ULSD makes the fuel compatible with advanced emissions systems. Diesel fuel with higher sulfur content-LSD with 500 ppm-would gum-up the advanced systems.

The Effect On Older Engines

One problem encountered with the new fuel is the effects it will have on older engines.

Since diesel engines are built for brute strength and durability (that's why they are so effective in generating enormous amounts of torque at such low rpm) the engines are quite economical and last forever. There are more than 11 million diesel engines in operation today that were built prior to the EPA's new clean diesel standards . and those vehicles could possibly continue to operate for 20-30 more years.

With ULSD (remember, that's ultra-low sulfur), although sulfur is not a lubricant, when combined with nickel content, it can increase lubricity. The reduction of sulfur means a reduction in the fuel's ability to naturally-occurring lubricity. This can lead to engine wear. It also causes a natural decrease in energy content of the fuel by about 1 percent, resulting in slightly reduced peak power and fuel economy.

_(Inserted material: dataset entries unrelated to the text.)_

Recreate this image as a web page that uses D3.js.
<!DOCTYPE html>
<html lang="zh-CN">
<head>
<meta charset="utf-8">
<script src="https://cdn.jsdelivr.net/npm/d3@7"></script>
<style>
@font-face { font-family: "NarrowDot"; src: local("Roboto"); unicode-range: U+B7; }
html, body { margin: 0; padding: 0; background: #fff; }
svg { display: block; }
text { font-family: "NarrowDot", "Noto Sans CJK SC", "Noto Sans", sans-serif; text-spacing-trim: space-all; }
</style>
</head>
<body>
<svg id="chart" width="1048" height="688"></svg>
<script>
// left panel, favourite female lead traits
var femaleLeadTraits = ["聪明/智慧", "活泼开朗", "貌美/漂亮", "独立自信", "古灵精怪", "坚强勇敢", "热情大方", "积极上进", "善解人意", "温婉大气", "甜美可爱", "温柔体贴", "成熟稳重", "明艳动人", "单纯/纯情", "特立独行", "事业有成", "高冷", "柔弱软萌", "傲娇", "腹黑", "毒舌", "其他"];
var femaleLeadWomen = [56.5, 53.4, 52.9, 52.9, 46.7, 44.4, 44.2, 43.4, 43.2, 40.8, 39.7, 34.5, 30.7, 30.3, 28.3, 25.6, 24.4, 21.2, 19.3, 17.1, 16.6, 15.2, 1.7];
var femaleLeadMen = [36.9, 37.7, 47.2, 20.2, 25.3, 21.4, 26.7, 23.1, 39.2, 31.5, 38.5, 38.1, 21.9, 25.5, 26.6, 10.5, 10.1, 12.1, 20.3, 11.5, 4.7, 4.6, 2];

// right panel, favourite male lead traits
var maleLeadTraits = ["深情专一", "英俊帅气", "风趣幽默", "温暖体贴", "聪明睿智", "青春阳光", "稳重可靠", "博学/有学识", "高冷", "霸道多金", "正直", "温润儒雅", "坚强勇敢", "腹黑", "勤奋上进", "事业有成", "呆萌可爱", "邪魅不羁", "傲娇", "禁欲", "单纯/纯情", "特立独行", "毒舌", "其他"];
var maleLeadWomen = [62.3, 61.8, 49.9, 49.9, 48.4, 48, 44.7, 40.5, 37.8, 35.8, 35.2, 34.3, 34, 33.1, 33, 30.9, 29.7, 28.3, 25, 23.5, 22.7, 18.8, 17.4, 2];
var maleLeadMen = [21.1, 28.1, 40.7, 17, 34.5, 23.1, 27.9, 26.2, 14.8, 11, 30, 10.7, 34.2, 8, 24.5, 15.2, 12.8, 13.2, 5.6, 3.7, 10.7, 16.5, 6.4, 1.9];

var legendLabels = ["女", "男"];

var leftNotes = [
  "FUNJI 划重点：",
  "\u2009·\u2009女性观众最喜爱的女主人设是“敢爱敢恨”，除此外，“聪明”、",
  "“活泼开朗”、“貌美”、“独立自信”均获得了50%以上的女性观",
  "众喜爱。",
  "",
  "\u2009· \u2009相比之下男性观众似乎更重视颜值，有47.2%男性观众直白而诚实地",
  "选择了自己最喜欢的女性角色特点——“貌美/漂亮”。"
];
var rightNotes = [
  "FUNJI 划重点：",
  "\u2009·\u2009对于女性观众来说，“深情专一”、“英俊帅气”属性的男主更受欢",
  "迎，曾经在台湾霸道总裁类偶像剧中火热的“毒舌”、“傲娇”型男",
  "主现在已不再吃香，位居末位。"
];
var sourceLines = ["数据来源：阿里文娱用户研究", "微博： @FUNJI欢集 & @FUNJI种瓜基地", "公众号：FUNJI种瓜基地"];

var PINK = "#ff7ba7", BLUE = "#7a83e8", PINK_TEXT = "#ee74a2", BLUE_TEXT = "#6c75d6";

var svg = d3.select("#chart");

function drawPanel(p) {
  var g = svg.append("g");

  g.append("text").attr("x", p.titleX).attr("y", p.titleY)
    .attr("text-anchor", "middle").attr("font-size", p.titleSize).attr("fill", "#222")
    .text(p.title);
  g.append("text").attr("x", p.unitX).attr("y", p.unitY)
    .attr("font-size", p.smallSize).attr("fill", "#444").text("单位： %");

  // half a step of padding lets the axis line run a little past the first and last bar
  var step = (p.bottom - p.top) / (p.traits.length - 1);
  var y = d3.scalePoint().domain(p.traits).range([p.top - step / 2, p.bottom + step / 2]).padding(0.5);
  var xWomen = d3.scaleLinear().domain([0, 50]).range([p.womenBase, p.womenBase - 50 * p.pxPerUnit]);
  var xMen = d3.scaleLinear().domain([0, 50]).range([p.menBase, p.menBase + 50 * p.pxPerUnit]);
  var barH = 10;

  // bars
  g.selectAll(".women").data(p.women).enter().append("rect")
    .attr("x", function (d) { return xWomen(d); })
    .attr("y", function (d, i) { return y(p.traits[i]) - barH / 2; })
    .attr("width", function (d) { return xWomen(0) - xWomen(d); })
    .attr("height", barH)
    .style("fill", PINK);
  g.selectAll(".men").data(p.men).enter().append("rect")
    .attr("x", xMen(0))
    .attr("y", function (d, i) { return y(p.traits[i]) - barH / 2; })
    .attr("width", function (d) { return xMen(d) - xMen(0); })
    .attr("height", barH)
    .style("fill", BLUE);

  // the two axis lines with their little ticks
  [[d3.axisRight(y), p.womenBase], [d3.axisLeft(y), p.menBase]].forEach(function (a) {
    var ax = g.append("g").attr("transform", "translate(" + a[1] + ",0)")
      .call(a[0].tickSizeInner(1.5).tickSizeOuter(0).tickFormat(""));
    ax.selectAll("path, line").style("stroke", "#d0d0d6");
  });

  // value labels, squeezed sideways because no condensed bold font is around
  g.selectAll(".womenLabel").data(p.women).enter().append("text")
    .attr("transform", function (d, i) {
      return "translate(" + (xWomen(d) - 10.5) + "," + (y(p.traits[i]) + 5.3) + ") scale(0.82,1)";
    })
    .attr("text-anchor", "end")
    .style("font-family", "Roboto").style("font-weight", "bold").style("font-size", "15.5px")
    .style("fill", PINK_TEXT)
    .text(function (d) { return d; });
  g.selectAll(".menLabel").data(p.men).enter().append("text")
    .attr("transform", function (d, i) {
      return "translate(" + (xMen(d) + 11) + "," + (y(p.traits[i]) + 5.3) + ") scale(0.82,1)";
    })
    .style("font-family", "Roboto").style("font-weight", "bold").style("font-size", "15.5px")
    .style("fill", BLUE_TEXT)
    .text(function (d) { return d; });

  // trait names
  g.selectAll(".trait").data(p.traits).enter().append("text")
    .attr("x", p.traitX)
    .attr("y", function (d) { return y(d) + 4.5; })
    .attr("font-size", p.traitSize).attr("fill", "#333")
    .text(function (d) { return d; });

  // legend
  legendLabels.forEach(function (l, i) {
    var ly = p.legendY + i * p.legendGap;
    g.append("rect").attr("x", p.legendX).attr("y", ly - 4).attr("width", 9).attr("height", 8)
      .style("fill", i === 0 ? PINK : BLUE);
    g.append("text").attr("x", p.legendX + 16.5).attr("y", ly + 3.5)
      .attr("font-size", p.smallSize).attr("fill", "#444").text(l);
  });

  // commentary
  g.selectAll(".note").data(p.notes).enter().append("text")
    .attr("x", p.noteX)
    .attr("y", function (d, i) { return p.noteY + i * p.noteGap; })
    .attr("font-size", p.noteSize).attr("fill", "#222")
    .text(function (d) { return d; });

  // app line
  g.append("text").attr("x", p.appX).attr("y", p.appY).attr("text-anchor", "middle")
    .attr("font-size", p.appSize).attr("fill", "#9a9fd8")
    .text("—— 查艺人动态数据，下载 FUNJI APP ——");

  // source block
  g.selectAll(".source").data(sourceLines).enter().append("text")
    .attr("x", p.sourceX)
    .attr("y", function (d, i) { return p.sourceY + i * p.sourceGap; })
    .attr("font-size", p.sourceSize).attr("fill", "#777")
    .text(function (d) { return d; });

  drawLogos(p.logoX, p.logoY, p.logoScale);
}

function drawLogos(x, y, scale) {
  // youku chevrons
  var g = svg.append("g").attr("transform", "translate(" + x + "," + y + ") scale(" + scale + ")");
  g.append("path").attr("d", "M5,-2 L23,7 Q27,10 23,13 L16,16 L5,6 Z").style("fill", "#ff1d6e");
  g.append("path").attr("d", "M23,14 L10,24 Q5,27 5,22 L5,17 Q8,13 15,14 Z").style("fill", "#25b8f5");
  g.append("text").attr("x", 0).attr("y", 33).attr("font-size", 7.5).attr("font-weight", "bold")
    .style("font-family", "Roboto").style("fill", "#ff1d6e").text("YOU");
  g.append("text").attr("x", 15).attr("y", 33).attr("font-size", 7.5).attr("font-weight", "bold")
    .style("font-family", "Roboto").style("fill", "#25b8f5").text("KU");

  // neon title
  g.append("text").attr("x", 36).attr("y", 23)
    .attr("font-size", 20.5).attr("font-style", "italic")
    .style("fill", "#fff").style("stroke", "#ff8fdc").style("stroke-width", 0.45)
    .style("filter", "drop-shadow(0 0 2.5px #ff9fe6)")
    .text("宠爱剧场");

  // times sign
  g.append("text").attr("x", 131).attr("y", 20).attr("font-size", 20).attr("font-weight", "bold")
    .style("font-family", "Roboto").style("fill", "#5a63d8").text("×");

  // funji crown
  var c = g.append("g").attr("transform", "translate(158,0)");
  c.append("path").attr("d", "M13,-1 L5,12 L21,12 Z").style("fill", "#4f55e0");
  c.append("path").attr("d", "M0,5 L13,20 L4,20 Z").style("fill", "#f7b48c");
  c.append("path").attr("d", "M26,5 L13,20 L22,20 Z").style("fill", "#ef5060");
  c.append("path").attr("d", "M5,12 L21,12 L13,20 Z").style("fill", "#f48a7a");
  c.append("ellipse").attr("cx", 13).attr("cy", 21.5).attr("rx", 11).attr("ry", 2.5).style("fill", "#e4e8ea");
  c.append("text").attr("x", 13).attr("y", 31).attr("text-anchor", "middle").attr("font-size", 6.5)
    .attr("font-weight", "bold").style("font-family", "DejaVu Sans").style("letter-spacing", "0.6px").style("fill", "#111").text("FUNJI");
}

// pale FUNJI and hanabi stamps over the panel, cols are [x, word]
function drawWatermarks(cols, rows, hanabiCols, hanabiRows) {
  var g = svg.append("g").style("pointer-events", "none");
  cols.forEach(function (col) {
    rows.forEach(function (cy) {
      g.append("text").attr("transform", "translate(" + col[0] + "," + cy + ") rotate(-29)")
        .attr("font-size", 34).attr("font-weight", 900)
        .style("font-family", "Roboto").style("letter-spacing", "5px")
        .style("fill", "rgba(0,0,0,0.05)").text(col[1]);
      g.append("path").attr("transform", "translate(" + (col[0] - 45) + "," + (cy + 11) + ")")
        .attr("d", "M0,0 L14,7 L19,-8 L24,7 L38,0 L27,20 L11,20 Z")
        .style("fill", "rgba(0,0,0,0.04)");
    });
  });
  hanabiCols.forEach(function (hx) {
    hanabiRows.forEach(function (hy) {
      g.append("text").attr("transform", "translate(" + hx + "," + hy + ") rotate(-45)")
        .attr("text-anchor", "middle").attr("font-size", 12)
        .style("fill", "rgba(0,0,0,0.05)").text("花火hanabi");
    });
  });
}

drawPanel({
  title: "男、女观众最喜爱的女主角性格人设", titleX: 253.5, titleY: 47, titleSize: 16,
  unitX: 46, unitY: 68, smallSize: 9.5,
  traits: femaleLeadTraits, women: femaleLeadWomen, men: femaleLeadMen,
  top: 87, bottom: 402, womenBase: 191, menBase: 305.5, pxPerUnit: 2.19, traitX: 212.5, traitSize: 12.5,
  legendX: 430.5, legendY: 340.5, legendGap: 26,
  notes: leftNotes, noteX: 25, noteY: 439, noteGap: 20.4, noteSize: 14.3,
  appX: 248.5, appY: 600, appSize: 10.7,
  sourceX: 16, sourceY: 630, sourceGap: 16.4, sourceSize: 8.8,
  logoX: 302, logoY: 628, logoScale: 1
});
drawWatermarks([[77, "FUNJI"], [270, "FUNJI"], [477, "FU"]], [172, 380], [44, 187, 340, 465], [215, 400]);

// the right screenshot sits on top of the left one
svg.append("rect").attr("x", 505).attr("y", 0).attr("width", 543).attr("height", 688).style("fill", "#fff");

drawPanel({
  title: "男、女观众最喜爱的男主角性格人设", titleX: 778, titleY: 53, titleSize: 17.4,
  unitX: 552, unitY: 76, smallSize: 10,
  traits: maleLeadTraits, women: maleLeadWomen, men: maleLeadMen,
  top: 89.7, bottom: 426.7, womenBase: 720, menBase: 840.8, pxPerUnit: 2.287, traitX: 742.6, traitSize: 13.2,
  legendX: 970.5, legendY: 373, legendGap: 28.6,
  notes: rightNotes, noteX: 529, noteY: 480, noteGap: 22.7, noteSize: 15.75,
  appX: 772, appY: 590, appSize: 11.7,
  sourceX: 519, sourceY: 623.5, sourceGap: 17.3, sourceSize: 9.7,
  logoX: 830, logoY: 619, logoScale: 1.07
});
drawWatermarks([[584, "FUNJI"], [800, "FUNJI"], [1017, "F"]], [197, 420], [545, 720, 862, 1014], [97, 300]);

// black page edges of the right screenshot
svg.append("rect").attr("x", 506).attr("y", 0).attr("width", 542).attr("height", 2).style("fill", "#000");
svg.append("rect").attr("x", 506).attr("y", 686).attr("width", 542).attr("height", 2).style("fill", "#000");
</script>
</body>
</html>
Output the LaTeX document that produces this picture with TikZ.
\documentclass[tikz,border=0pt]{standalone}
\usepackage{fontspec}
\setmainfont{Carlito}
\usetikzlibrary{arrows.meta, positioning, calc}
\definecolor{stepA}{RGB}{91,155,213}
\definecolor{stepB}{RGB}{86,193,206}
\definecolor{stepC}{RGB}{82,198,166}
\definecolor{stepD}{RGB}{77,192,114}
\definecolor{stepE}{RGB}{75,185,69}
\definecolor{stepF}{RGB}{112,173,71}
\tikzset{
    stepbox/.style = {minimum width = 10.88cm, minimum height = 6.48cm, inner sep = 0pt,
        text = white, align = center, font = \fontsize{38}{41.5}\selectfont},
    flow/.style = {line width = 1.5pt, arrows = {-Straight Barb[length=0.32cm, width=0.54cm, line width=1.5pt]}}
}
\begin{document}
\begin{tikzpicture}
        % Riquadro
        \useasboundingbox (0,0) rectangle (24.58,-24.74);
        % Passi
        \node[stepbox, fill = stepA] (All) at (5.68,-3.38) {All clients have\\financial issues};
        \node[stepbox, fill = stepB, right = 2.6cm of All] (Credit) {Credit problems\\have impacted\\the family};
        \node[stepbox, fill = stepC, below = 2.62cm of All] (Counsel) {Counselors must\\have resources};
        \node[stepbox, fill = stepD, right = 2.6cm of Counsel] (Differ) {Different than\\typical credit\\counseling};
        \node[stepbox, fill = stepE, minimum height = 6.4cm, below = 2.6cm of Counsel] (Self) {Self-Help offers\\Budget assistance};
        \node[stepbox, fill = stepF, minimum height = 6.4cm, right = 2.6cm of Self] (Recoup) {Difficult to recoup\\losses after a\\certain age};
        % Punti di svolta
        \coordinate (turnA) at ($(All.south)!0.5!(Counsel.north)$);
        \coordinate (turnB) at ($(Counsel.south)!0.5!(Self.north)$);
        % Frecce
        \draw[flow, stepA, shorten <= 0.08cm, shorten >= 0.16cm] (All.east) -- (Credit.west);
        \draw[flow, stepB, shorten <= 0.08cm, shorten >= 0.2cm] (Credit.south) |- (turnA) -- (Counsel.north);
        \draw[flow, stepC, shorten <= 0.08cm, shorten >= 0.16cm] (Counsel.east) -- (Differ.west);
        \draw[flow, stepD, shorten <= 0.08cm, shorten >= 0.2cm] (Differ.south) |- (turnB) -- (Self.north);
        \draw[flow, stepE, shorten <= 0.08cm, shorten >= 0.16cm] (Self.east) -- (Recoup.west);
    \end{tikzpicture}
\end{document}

Transition to ULSD will also increase the cost of diesel fuel from between 5-25 cents per gallon-not to mention the estimated $8 billion the refining industry had to invest to comply with the new regulations. And there have also been other side effects like seal shrinkage and fuel pump failures.

As far as the lubricity issues of ULSD fuels are concerned, biodiesel additives have helped create blends that can help these fuels bridge the gap with older vehicles.

Some auto manufacturers have designed exhaust features to reduce fuel consumption while eliminating the black smoke long associated with diesel engines. For example, the Mazda-CD will be released in Europe debuting a diesel particulate filter that will collect soot particles from the exhaust. It meets the Euro V standards, but not the US Tier 2 Bin 5 standards.

Manufacturers are designing very complicated/sophisticated emissions control devices-high pressure fuel systems with precise injectors, exhaust oxidation catalysts, exhaust gas recirculation features, PM filters, etc. Each must work together, yet pass individual tests. The certification process is long and cumbersome. Yet, if any one component fails, the process starts all over again, making it a costly process to introduce new technology.

The EPA has been very active to create programs to encourage emissions reduction. The EPA established the National Clean Diesel Campaign, which had an operating budget of $49.2 million in 2008, providing grants and incentives for states, businesses and individuals to promote cost-effective emission reduction strategies. But even with all this money being poured into programs to stimulate cleaner, more efficient diesel engines, the cost of the technology, along with the cost of fuel refinery, is going to be felt by lightweight diesel truck owners for years to come.